:: Exercise aim ::
All the data should be repeated exactly. Any image in it is left out.
--*--
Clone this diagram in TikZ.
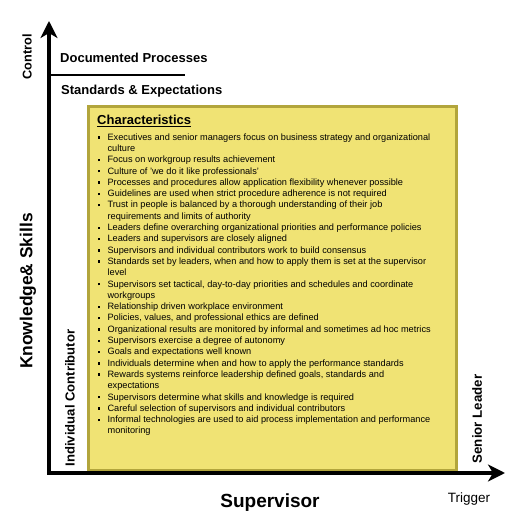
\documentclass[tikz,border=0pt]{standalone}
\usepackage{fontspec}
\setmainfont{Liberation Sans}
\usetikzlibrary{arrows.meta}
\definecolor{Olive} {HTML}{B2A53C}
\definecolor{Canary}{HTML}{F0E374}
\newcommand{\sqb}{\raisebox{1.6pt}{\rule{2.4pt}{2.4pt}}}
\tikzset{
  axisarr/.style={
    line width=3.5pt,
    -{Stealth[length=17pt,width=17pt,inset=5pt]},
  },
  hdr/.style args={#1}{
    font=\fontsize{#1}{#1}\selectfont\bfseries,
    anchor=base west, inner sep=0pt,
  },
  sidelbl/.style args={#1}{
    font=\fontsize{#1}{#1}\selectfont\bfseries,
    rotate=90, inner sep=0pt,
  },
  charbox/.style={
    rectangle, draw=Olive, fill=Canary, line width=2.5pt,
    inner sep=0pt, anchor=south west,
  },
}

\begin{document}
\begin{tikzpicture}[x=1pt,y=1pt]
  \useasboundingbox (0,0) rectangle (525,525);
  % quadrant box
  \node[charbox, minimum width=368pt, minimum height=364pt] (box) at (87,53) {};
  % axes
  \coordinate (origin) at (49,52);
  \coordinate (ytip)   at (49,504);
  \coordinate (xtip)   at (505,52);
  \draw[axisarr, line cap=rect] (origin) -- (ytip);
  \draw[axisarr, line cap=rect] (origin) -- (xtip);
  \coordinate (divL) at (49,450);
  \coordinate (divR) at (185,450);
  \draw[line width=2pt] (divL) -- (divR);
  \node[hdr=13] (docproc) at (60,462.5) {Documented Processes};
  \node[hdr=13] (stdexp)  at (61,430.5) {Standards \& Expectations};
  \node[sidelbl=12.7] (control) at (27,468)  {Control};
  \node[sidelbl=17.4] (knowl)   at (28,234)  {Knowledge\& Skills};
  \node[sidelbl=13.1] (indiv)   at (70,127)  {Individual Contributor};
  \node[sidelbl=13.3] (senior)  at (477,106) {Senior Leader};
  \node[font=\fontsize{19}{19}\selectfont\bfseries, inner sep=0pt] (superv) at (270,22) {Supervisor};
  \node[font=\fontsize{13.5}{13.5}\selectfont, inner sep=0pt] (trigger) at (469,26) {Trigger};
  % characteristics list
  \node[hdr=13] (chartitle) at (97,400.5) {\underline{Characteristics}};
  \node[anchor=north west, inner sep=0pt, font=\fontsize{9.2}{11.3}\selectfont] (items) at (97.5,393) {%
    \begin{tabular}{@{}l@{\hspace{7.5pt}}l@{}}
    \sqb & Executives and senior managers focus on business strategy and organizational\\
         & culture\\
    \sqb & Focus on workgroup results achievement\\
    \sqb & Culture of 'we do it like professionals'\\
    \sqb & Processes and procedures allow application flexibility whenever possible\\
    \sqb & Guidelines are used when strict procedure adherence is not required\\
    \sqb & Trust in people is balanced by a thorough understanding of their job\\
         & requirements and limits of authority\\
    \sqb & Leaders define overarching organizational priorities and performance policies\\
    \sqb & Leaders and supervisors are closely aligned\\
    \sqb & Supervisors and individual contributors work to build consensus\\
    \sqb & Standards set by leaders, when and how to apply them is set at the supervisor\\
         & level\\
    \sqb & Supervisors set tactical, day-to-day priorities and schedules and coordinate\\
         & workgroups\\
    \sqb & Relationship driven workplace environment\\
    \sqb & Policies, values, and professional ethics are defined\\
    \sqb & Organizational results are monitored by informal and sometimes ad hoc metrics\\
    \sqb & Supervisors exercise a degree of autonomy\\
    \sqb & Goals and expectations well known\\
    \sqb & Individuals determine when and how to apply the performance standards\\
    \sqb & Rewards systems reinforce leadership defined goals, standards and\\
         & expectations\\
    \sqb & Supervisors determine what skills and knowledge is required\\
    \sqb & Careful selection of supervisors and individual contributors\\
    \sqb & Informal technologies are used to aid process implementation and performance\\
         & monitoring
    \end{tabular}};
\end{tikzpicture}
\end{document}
--*--
:: Response to the task ::
Clone this diagram in TikZ.
\documentclass[tikz,border=0pt]{standalone}
\usepackage{fontspec}
\setmainfont{Liberation Sans}
\usetikzlibrary{arrows.meta}
\definecolor{Olive} {HTML}{B2A53C}
\definecolor{Canary}{HTML}{F0E374}
\newcommand{\sqb}{\raisebox{1.6pt}{\rule{2.4pt}{2.4pt}}}
\tikzset{
  axisarr/.style={
    line width=3.5pt,
    -{Stealth[length=17pt,width=17pt,inset=5pt]},
  },
  hdr/.style args={#1}{
    font=\fontsize{#1}{#1}\selectfont\bfseries,
    anchor=base west, inner sep=0pt,
  },
  sidelbl/.style args={#1}{
    font=\fontsize{#1}{#1}\selectfont\bfseries,
    rotate=90, inner sep=0pt,
  },
  charbox/.style={
    rectangle, draw=Olive, fill=Canary, line width=2.5pt,
    inner sep=0pt, anchor=south west,
  },
}

\begin{document}
\begin{tikzpicture}[x=1pt,y=1pt]
  \useasboundingbox (0,0) rectangle (525,525);
  % quadrant box
  \node[charbox, minimum width=368pt, minimum height=364pt] (box) at (87,53) {};
  % axes
  \coordinate (origin) at (49,52);
  \coordinate (ytip)   at (49,504);
  \coordinate (xtip)   at (505,52);
  \draw[axisarr, line cap=rect] (origin) -- (ytip);
  \draw[axisarr, line cap=rect] (origin) -- (xtip);
  \coordinate (divL) at (49,450);
  \coordinate (divR) at (185,450);
  \draw[line width=2pt] (divL) -- (divR);
  \node[hdr=13] (docproc) at (60,462.5) {Documented Processes};
  \node[hdr=13] (stdexp)  at (61,430.5) {Standards \& Expectations};
  \node[sidelbl=12.7] (control) at (27,468)  {Control};
  \node[sidelbl=17.4] (knowl)   at (28,234)  {Knowledge\& Skills};
  \node[sidelbl=13.1] (indiv)   at (70,127)  {Individual Contributor};
  \node[sidelbl=13.3] (senior)  at (477,106) {Senior Leader};
  \node[font=\fontsize{19}{19}\selectfont\bfseries, inner sep=0pt] (superv) at (270,22) {Supervisor};
  \node[font=\fontsize{13.5}{13.5}\selectfont, inner sep=0pt] (trigger) at (469,26) {Trigger};
  % characteristics list
  \node[hdr=13] (chartitle) at (97,400.5) {\underline{Characteristics}};
  \node[anchor=north west, inner sep=0pt, font=\fontsize{9.2}{11.3}\selectfont] (items) at (97.5,393) {%
    \begin{tabular}{@{}l@{\hspace{7.5pt}}l@{}}
    \sqb & Executives and senior managers focus on business strategy and organizational\\
         & culture\\
    \sqb & Focus on workgroup results achievement\\
    \sqb & Culture of 'we do it like professionals'\\
    \sqb & Processes and procedures allow application flexibility whenever possible\\
    \sqb & Guidelines are used when strict procedure adherence is not required\\
    \sqb & Trust in people is balanced by a thorough understanding of their job\\
         & requirements and limits of authority\\
    \sqb & Leaders define overarching organizational priorities and performance policies\\
    \sqb & Leaders and supervisors are closely aligned\\
    \sqb & Supervisors and individual contributors work to build consensus\\
    \sqb & Standards set by leaders, when and how to apply them is set at the supervisor\\
         & level\\
    \sqb & Supervisors set tactical, day-to-day priorities and schedules and coordinate\\
         & workgroups\\
    \sqb & Relationship driven workplace environment\\
    \sqb & Policies, values, and professional ethics are defined\\
    \sqb & Organizational results are monitored by informal and sometimes ad hoc metrics\\
    \sqb & Supervisors exercise a degree of autonomy\\
    \sqb & Goals and expectations well known\\
    \sqb & Individuals determine when and how to apply the performance standards\\
    \sqb & Rewards systems reinforce leadership defined goals, standards and\\
         & expectations\\
    \sqb & Supervisors determine what skills and knowledge is required\\
    \sqb & Careful selection of supervisors and individual contributors\\
    \sqb & Informal technologies are used to aid process implementation and performance\\
         & monitoring
    \end{tabular}};
\end{tikzpicture}
\end{document}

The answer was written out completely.